* Objective:
Look through the material below for "Convert". Copy every line that contains it.
· · · · ·
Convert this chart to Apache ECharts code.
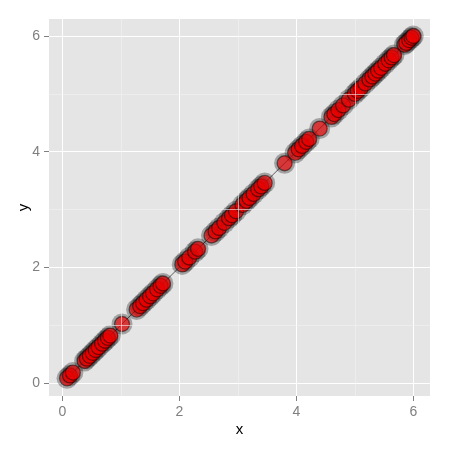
<!DOCTYPE html>
<html><head><meta charset="utf-8">
<script src="https://cdn.jsdelivr.net/npm/echarts@6/dist/echarts.min.js"></script>
<style>html,body{margin:0;padding:0;background:#fff}#c{width:450px;height:450px}</style>
</head><body><div id="c"></div>
<script>
const xValues = [0.08,0.13,0.18,0.38,0.42,0.47,0.52,0.57,0.62,0.68,0.73,0.78,0.82,1.02,
  1.27,1.33,1.38,1.44,1.50,1.55,1.62,1.68,1.72,2.05,2.10,2.17,2.27,2.32,
  2.55,2.62,2.68,2.77,2.85,2.90,2.97,3.08,3.15,3.20,3.27,3.35,3.40,3.46,
  3.80,3.98,4.04,4.10,4.17,4.22,4.40,4.60,4.65,4.72,4.80,4.90,
  5.00,5.05,5.10,5.18,5.25,5.30,5.35,5.40,5.45,5.52,5.58,5.63,5.67,5.85,5.88,5.93,5.97,6.00];
const yValues = [0.08,0.13,0.18,0.38,0.42,0.47,0.52,0.57,0.62,0.68,0.73,0.78,0.82,1.02,
  1.27,1.33,1.38,1.44,1.50,1.55,1.62,1.68,1.72,2.05,2.10,2.17,2.27,2.32,
  2.55,2.62,2.68,2.77,2.85,2.90,2.97,3.08,3.15,3.20,3.27,3.35,3.40,3.46,
  3.80,3.98,4.04,4.10,4.17,4.22,4.40,4.60,4.65,4.72,4.80,4.90,
  5.00,5.05,5.10,5.18,5.25,5.30,5.35,5.40,5.45,5.52,5.58,5.63,5.67,5.85,5.88,5.93,5.97,6.00];
const majorTicks = [0, 2, 4, 6];
const minorBreaks = [1, 3, 5];
const xRange = [-0.228, 6.286];
const yRange = [-0.225, 6.294];

const pts = xValues.map((x, i) => [x, yValues[i]]);
const font = 'Liberation Sans, Arial, sans-serif';
const chart = echarts.init(document.getElementById('c'), null, {renderer: 'canvas'});

function axisCommon(range, name) {
  return {
    type: 'value', min: range[0], max: range[1], name: name,
    nameLocation: 'middle', nameMoveOverlap: false,
    nameTextStyle: {color: '#000', fontSize: 15, fontFamily: font},
    axisLine: {show: false, onZero: false},
    axisTick: {show: true, length: 5, customValues: majorTicks, lineStyle: {color: '#7f7f7f', width: 1}},
    axisLabel: {customValues: majorTicks, color: '#7f7f7f', fontSize: 14, fontFamily: font, margin: 9},
    splitLine: {show: true, lineStyle: {color: '#ffffff', width: 1}},
    minorSplitLine: {show: false}
  };
}

const xAxis = axisCommon(xRange, 'x');
xAxis.nameGap = 26;
const yAxis = axisCommon(yRange, 'y');
yAxis.nameGap = 18;
yAxis.nameRotate = 90;

chart.setOption({
  animation: false,
  backgroundColor: '#ffffff',
  grid: {left: 49, top: 19, right: 20, bottom: 54, show: true, backgroundColor: '#e5e5e5', borderWidth: 0},
  xAxis: xAxis,
  yAxis: yAxis,
  series: [
    {
      type: 'line', data: [], silent: true, z: 1,
      markLine: {
        silent: true, symbol: 'none', label: {show: false},
        lineStyle: {color: '#f2f2f2', width: 0.6, type: 'solid'},
        data: minorBreaks.map(v => ({xAxis: v})).concat(minorBreaks.map(v => ({yAxis: v})))
      }
    },
    {
      type: 'scatter', data: pts, symbolSize: 21, z: 2, silent: true,
      itemStyle: {color: 'rgba(0,0,0,0.36)'}
    },
    {
      type: 'line', data: pts, z: 3, showSymbol: false, silent: true,
      lineStyle: {color: '#000', width: 0.6}
    },
    {
      type: 'scatter', data: pts, symbolSize: 15, z: 4, silent: true,
      itemStyle: {color: 'rgba(238,0,0,0.82)', borderColor: 'rgba(0,0,0,0.6)', borderWidth: 1.3}
    }
  ]
});
</script></body></html>
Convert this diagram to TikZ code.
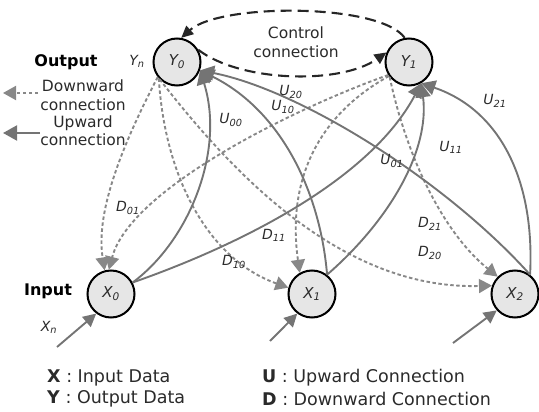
\documentclass[tikz,border=0pt]{standalone}
\usepackage{fontspec}
\setmainfont{DejaVu Sans}
\usetikzlibrary{arrows.meta}
\definecolor{upc}{HTML}{747474}
\definecolor{dnc}{HTML}{888888}
\definecolor{nfill}{HTML}{E6E6E6}
\definecolor{tgray}{HTML}{2A2A2A}
\begin{document}
\begin{tikzpicture}[x=1pt,y=-1pt,
  vnode/.style={circle,draw=black,line width=2pt,fill=nfill,minimum size=47pt,inner sep=0pt,
    font=\fontsize{15}{18}\selectfont\itshape,text=tgray},
  upline/.style={draw=upc,line width=1.9pt,-{Triangle[length=14pt,width=15pt,fill=upc]}},
  dnline/.style={draw=dnc,line width=1.9pt,dash pattern=on 3.5pt off 2.5pt,-{Triangle[length=13pt,width=14pt,fill=dnc]}},
  ctrl/.style={draw=black!85,line width=2.1pt,dash pattern=on 11pt off 6pt,-{Triangle[length=12pt,width=11pt]}},
  inarrow/.style={draw=upc,line width=1.9pt,-{Triangle[length=13pt,width=13pt,fill=upc]}},
  lab/.style={font=\fontsize{14}{16}\selectfont\itshape,text=tgray,inner sep=0pt},
  txt/.style={font=\fontsize{15.5}{19}\selectfont,align=center,inner sep=0pt,text=tgray},
  boldtxt/.style={font=\fontsize{16}{19}\selectfont\bfseries,inner sep=0pt},
  legend/.style={font=\fontsize{17.5}{21}\selectfont,anchor=west,inner sep=0pt,text=tgray}]
\useasboundingbox (0,0) rectangle (539,412);

% nodes
\node[vnode] (Y0) at (177,62) {Y\textsubscript{0}};
\node[vnode] (Y1) at (409,62) {Y\textsubscript{1}};
\node[vnode] (X0) at (111,294) {X\textsubscript{0}};
\node[vnode] (X1) at (312,294) {X\textsubscript{1}};
\node[vnode] (X2) at (515,294) {X\textsubscript{2}};

% control connection
\node[txt] (ctl) at (296,42) {Control\\connection};
\draw[ctrl] (Y1.100) .. controls (380,3) and (220,3) .. (Y0.80);
\draw[ctrl] (Y0.30) .. controls (240,82) and (340,85) .. (Y1.157);

% downward connections
\draw[dnline] (Y0.218) .. controls (125,140) and (95,210) .. (X0.105);
\draw[dnline] (Y0.222) .. controls (165,180) and (210,260) .. (X1.165);
\draw[dnline] (Y0.225) .. controls (230,170) and (340,290) .. (X2.160);
\draw[dnline] (Y1.212) .. controls (290,110) and (130,190) .. (X0.95);
\draw[dnline] (Y1.215) .. controls (310,120) and (288,190) .. (X1.120);
\draw[dnline] (Y1.218) .. controls (405,150) and (440,230) .. (X2.135);

% upward connections
\draw[upline] (X0.28) .. controls (190,240) and (225,150) .. (Y0.-20);
\draw[upline] (X1.52) .. controls (320,190) and (280,110) .. (Y0.-20);
\draw[upline] (X2.52) .. controls (445,180) and (300,90) .. (Y0.-20);
\draw[upline] (X0.28) .. controls (240,245) and (370,180) .. (Y1.-60);
\draw[upline] (X1.52) .. controls (390,220) and (430,150) .. (Y1.-60);
\draw[upline] (X2.52) .. controls (535,180) and (500,110) .. (Y1.-60);

% labels
\node[lab] (u00) at (231,120) {U\textsubscript{00}};
\node[lab] (u10) at (283,107) {U\textsubscript{10}};
\node[lab] (u20) at (291,92) {U\textsubscript{20}};
\node[lab] (u01) at (392,161) {U\textsubscript{01}};
\node[lab] (u11) at (451,147) {U\textsubscript{11}};
\node[lab] (u21) at (495,101) {U\textsubscript{21}};
\node[lab] (d01) at (128,208) {D\textsubscript{01}};
\node[lab] (d10) at (234,262) {D\textsubscript{10}};
\node[lab] (d11) at (274,235) {D\textsubscript{11}};
\node[lab] (d21) at (430,224) {D\textsubscript{21}};
\node[lab] (d20) at (430,253) {D\textsubscript{20}};
\node[lab] (yn) at (137,61) {Y\textsubscript{n}};
\node[lab] (xn) at (49,327) {X\textsubscript{n}};

% left side texts
\node[boldtxt] (out) at (66,62) {Output};
\node[txt] (dtxt) at (83,95) {Downward\\connection};
\node[txt,font=\fontsize{15.5}{18}\selectfont] (utxt) at (83,131) {Upward\\connection};
\coordinate (dA) at (38,93);
\coordinate (dB) at (3,93);
\coordinate (uA) at (40,133);
\coordinate (uB) at (3,133);
\draw[dnline] (dA) -- (dB);
\draw[upline] (uA) -- (uB);
\node[boldtxt] (inp) at (48,291) {Input};

% input arrows
\coordinate (i0) at (57,347);
\coordinate (i1) at (270,341);
\coordinate (i2) at (453,343);
\draw[inarrow] (i0) -- (X0.233);
\draw[inarrow] (i1) -- (X1.233);
\draw[inarrow] (i2) -- (X2.222);

% legend
\node[legend] (lx) at (47,378) {\textbf{X} : Input Data};
\node[legend] (ly) at (47,399) {\textbf{Y} : Output Data};
\node[legend] (lu) at (262,378) {\textbf{U} : Upward Connection};
\node[legend] (ld) at (262,399) {\textbf{D} : Downward Connection};
\end{tikzpicture}
\end{document}
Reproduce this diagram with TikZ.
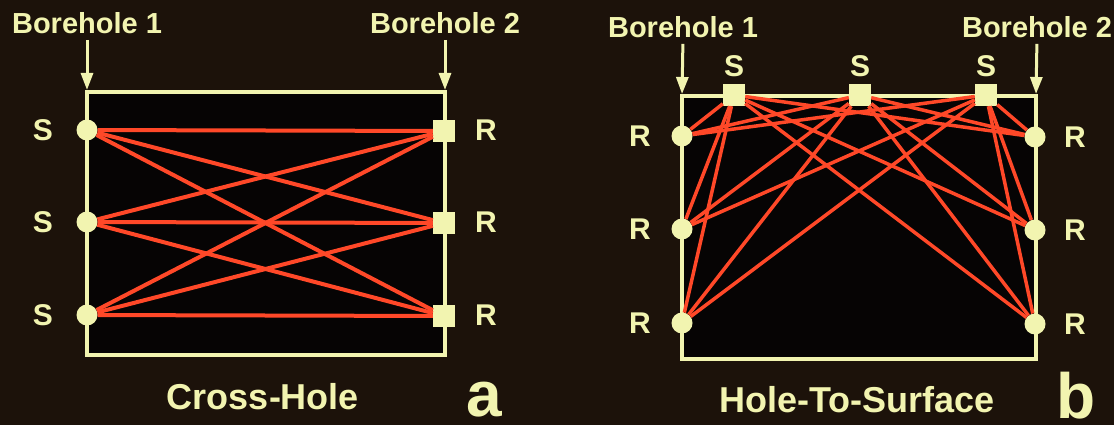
· · · · ·
* Answer to this exercise:
Convert this chart to Apache ECharts code.
Convert this diagram to TikZ code.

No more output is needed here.